Headline CPI Surges On Rising Energy Prices, Fueling Fed Debate
- September US Headline Consumer Price Index matched high expectations.
- Federal Reserve officials have debated openly pros and cons of tolerating higher inflation.
- US Dollar falls slightly in limited market reaction.
US inflation rose more than expected in September, with the headline reading of the Consumper Price Index rising to an annualized 1.5% from 1.1% the month prior, and matching expectations of 1.5%. The core reading, which excludes food and energy prices, grew an annualized 2.2%, compared to expectations of 2.3% and a previous reading of 2.3%. The surge in headline prices was driven primarily by oil prices, which rose 2.9% in the month. Apparel prices were the largest drag as seasonal sales and discounting begins to occur, as apparel prices fell by -0.7%.
This CPI report comes during a divisive time for the Federal Reserve. Several Bank Presidents have openly called for rate hikes in recent days, citing a tightening in labor markets and impending breakout in inflation. On the other hand, last Friday, Chair Yellen spoke at the Boston Fed conference and struck a dovish tone. Chair Yellen mentioned a weakening belief in the Phillips Curve, the idea that a tightening labor market would drive up inflation, and mentioned that the best way to recover from the Great Recession was to allow the economy and inflation to overheat.
The Fed meets next in November but are highly unlikely to raise rates.
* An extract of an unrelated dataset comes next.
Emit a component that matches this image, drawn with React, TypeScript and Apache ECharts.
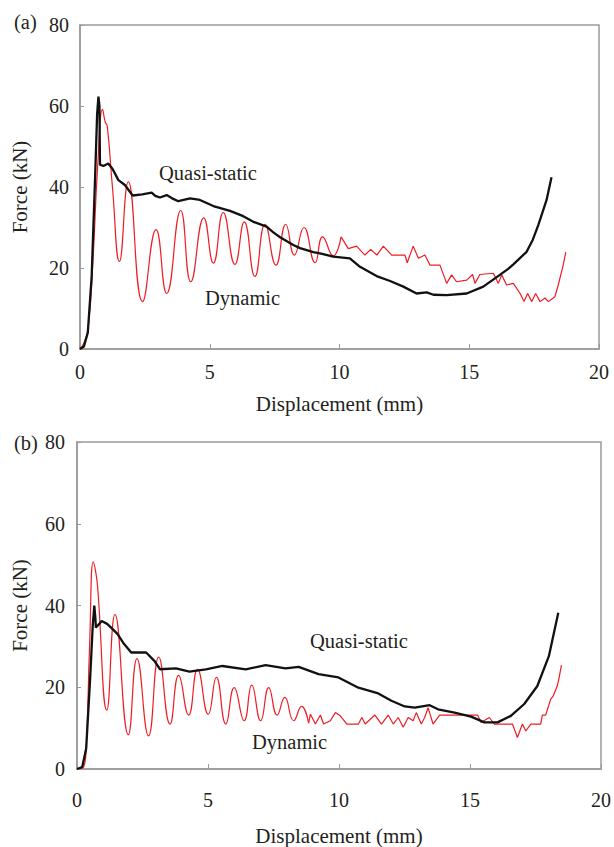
import React, { useEffect, useRef } from "react";
import * as echarts from "echarts";

// Panel (a)
const quasiA: number[][] = [
  [0, 0], [0.15, 0.6], [0.3, 4], [0.45, 18], [0.58, 42], [0.66, 58], [0.71, 62.3], [0.75, 60], [0.77, 45.5],
  [0.9, 45.2], [1.09, 45.8], [1.25, 44.5], [1.48, 41.7], [1.73, 40.5], [1.9, 39], [2.03, 37.9], [2.4, 38.2],
  [2.76, 38.6], [2.9, 37.8], [3.08, 37.4], [3.34, 38], [3.55, 37.2], [3.79, 36.5], [4.24, 37.2], [4.62, 36.8],
  [5.14, 35.3], [5.78, 34.1], [6.29, 32.8], [6.68, 31.4], [7.19, 30.2], [7.45, 28.8], [7.71, 27.6], [8.22, 25.7],
  [8.48, 24.9], [8.99, 23.9], [9.25, 23.6], [9.76, 22.8], [10.4, 22.4], [10.79, 20.3], [11.43, 18.0],
  [11.95, 16.8], [12.46, 15.4], [12.97, 13.7], [13.36, 14.0], [13.62, 13.4], [14.13, 13.3], [14.9, 13.7],
  [15.54, 15.4], [16.18, 18.3], [16.5, 19.8], [16.7, 20.9], [17.21, 24.0], [17.45, 27], [17.66, 30.6],
  [17.98, 36.8], [18.17, 42.4],
];
const dynamicAOsc: number[][] = [
  [0, 0], [0.15, 1.5], [0.32, 5.5], [0.5, 22], [0.68, 45], [0.87, 59.2], [0.97, 56.1], [1.05, 55], [1.25, 40],
  [1.52, 21.6], [1.86, 41.3], [2.41, 11.7], [2.93, 29.5], [3.34, 13.7], [3.88, 34.2], [4.27, 16.6],
  [4.77, 32.4], [5.14, 21.2], [5.52, 33.7], [5.97, 20.9], [6.33, 31.4], [6.74, 17.9], [7.13, 30.8],
  [7.55, 20.7], [7.93, 30.8], [8.26, 23.2], [8.63, 30.0], [9.06, 21.3], [9.35, 27.7], [9.76, 23.0], [10.06, 27.7],
];
const dynamicANoise: number[][] = [
  [10.06, 27.7], [10.34, 24.8], [10.66, 25.4], [10.98, 23.2], [11.2, 24.6], [11.44, 23.2], [11.69, 25.4],
  [12.01, 23.2], [12.52, 23.2], [12.61, 21.3], [12.84, 25.4], [13.04, 22.4], [13.29, 23.2], [13.49, 20.7],
  [13.87, 20.7], [14.13, 16.2], [14.32, 18.3], [14.51, 16.6], [14.9, 17.0], [15.13, 18.4], [15.22, 16.2],
  [15.41, 18.4], [15.93, 18.7], [16.12, 16.2], [16.25, 18.3], [16.44, 15.8], [16.7, 16.2], [16.96, 13.7],
  [17.11, 11.7], [17.25, 13.7], [17.41, 11.7], [17.56, 13.7], [17.73, 11.7], [17.92, 12.6], [18.05, 11.7],
  [18.3, 12.9], [18.43, 15.8], [18.62, 20.7], [18.72, 23.9],
];

// Panel (b)
const quasiB: number[][] = [
  [0, 0], [0.2, 0.5], [0.35, 5], [0.5, 22], [0.6, 35], [0.66, 40], [0.7, 37], [0.72, 34.6], [0.85, 35.5],
  [0.94, 36.2], [1.15, 35.5], [1.38, 34.1], [1.55, 33], [1.76, 30.9], [2.07, 28.5], [2.64, 28.5], [2.96, 26.4],
  [3.17, 24.4], [3.78, 24.6], [4.29, 23.8], [4.92, 24.4], [5.55, 25.2], [6.44, 24.4], [7.2, 25.4], [7.96, 24.6],
  [8.46, 25.0], [9.22, 23.2], [9.98, 22.4], [10.74, 19.9], [11.5, 18.5], [12.0, 16.7], [12.51, 15.3],
  [12.89, 15.0], [13.46, 15.6], [13.78, 14.6], [14.41, 13.8], [15.04, 12.8], [15.55, 11.4], [16.05, 11.4],
  [16.56, 13.0], [17.07, 15.9], [17.57, 20.3], [18.01, 27.6], [18.37, 38.2],
];
const dynamicBOsc: number[][] = [
  [0, 0], [0.25, 0.5], [0.35, 5], [0.48, 30], [0.62, 50.7], [0.72, 48], [0.79, 44.3], [1.14, 14.4],
  [1.45, 37.8], [1.96, 8.4], [2.29, 27.0], [2.73, 8.1], [3.12, 27.4], [3.55, 11.0], [3.88, 22.9], [4.26, 13.2],
  [4.6, 24.4], [5.01, 13.4], [5.32, 22.4], [5.68, 11.0], [6.0, 19.9], [6.38, 11.8], [6.67, 20.5], [7.01, 11.8],
  [7.32, 19.9], [7.64, 13.2], [7.93, 17.5], [8.27, 11.8], [8.57, 15.3], [8.84, 11.2],
];
const dynamicBNoise: number[][] = [
  [8.84, 11.2], [8.91, 13.4], [9.1, 11.0], [9.29, 13.2], [9.41, 11.0], [9.67, 11.8], [9.86, 13.8],
  [10.05, 13.0], [10.3, 11.0], [10.74, 11.0], [10.87, 12.6], [11.0, 11.0], [11.37, 13.2], [11.62, 11.0],
  [11.88, 13.2], [12.07, 11.0], [12.26, 12.6], [12.45, 10.2], [12.64, 12.6], [12.83, 11.8], [12.95, 13.8],
  [13.14, 11.0], [13.27, 12.6], [13.4, 15.0], [13.59, 11.0], [13.84, 13.2], [15.29, 13.2], [15.42, 11.4],
  [15.74, 12.6], [15.93, 11.0], [16.62, 11.0], [16.81, 7.7], [17.0, 11.0], [17.13, 9.3], [17.32, 11.0],
  [17.7, 11.0], [17.76, 13.2], [17.89, 13.2], [18.08, 17.1], [18.18, 17.9], [18.33, 20.3], [18.39, 22],
  [18.49, 25.4],
];

const xTicks = [0, 5, 10, 15, 20];
const yTicks = [0, 20, 40, 60, 80];
const xTitle = "Displacement (mm)";
const yTitle = "Force (kN)";

const FONT = "Liberation Serif";
const TEXT = "#231f20";
const FRAME = "#9a9a9a";
const RED = "#ee1c24";
const BLACK = "#111111";

export default function App() {
  const ref = useRef<HTMLDivElement>(null);
  useEffect(() => {
    if (!ref.current) return;
    const chart = echarts.init(ref.current, undefined, { renderer: "svg" });
    const mkX = (gridIndex: number, labelMargin: number, nameGap: number) => ({
      type: "value",
      gridIndex,
      min: xTicks[0],
      max: xTicks[xTicks.length - 1],
      interval: 5,
      name: xTitle,
      nameLocation: "middle",
      nameGap,
      nameTextStyle: { fontFamily: FONT, fontSize: 21, color: TEXT },
      axisLine: { show: true, lineStyle: { color: FRAME, width: 1.5 } },
      axisTick: { show: true, inside: true, length: 5, lineStyle: { color: FRAME, width: 1 } },
      axisLabel: { fontFamily: FONT, fontSize: 20, color: TEXT, margin: labelMargin },
      splitLine: { show: false },
    });
    const mkY = (gridIndex: number, labelMargin: number, nameGap: number) => ({
      type: "value",
      gridIndex,
      min: yTicks[0],
      max: yTicks[yTicks.length - 1],
      interval: 20,
      name: yTitle,
      nameLocation: "middle",
      nameGap,
      nameTextStyle: { fontFamily: FONT, fontSize: 21, color: TEXT },
      axisLine: { show: true, lineStyle: { color: FRAME, width: 1.5 } },
      axisTick: { show: true, inside: true, length: 4, lineStyle: { color: FRAME, width: 1 } },
      axisLabel: { fontFamily: FONT, fontSize: 20, color: TEXT, margin: labelMargin },
      splitLine: { show: false },
    });
    const line = (data: number[][], xi: number, color: string, width: number, smooth: number | boolean, z: number) => ({
      type: "line",
      xAxisIndex: xi,
      yAxisIndex: xi,
      data,
      showSymbol: false,
      smooth,
      z,
      lineStyle: { color, width },
    });
    const label = (text: string, x: number, y: number) => ({
      type: "text",
      left: x,
      top: y,
      style: { text, fontFamily: FONT, fontSize: 20.5, fill: TEXT },
    });
    chart.setOption({
      animation: false,
      backgroundColor: "#ffffff",
      grid: [
        { left: 80, top: 25, width: 519, height: 324, show: true, borderColor: FRAME, borderWidth: 1.5 },
        { left: 77, top: 442, width: 527, height: 328, show: true, borderColor: FRAME, borderWidth: 1.5 },
      ],
      xAxis: [mkX(0, 13, 44), mkX(1, 21, 56)],
      yAxis: [mkY(0, 11, 50), mkY(1, 12, 47)],
      series: [
        line(dynamicAOsc, 0, RED, 1.2, 0.5, 2),
        line(dynamicANoise, 0, RED, 1.2, false, 2),
        line(quasiA, 0, BLACK, 2.3, false, 3),
        line(dynamicBOsc, 1, RED, 1.2, 0.5, 2),
        line(dynamicBNoise, 1, RED, 1.2, false, 2),
        line(quasiB, 1, BLACK, 2.3, false, 3),
      ],
      graphic: [
        label("(a)", 14, 11),
        label("(b)", 14, 432),
        label("Quasi-static", 159, 162),
        label("Dynamic", 205, 287),
        label("Quasi-static", 310, 630),
        label("Dynamic", 252, 731),
      ],
    });
    return () => chart.dispose();
  }, []);
  return <div ref={ref} style={{ position: "absolute", left: 0, top: 0, width: 614, height: 847 }} />;
}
Fed Funds markets are pricing in only a 7% chance for a rate hike in November as of this morning. December, however, is showing 70% chances for at least one rate hike, well above the historical 60% threshold.
Here are the data lifting theUS Dollar this morning:
- USD Consumer Price Index (AUG): +1.5% versus +1.5% expected, from +1.1% (y/y).
- USD Core Consumer Price Index (AUG): +2.2% versus +2.3% expected, from +2.3% (y/y).
- USD Real Average Weekly Earnings (AUG): +0.8%, from +0.4% (y/y).
Chart 1: EUR/USD 1-minute Chart (October 18, 2016 Intraday)
In the immediate wake of the data, the US Dollar fell slightly against the Euro. The pair rose from $1.09948 to $1.10134 immediately and then continued to fall. By the time this report was written, the pair had settled near 1.10050.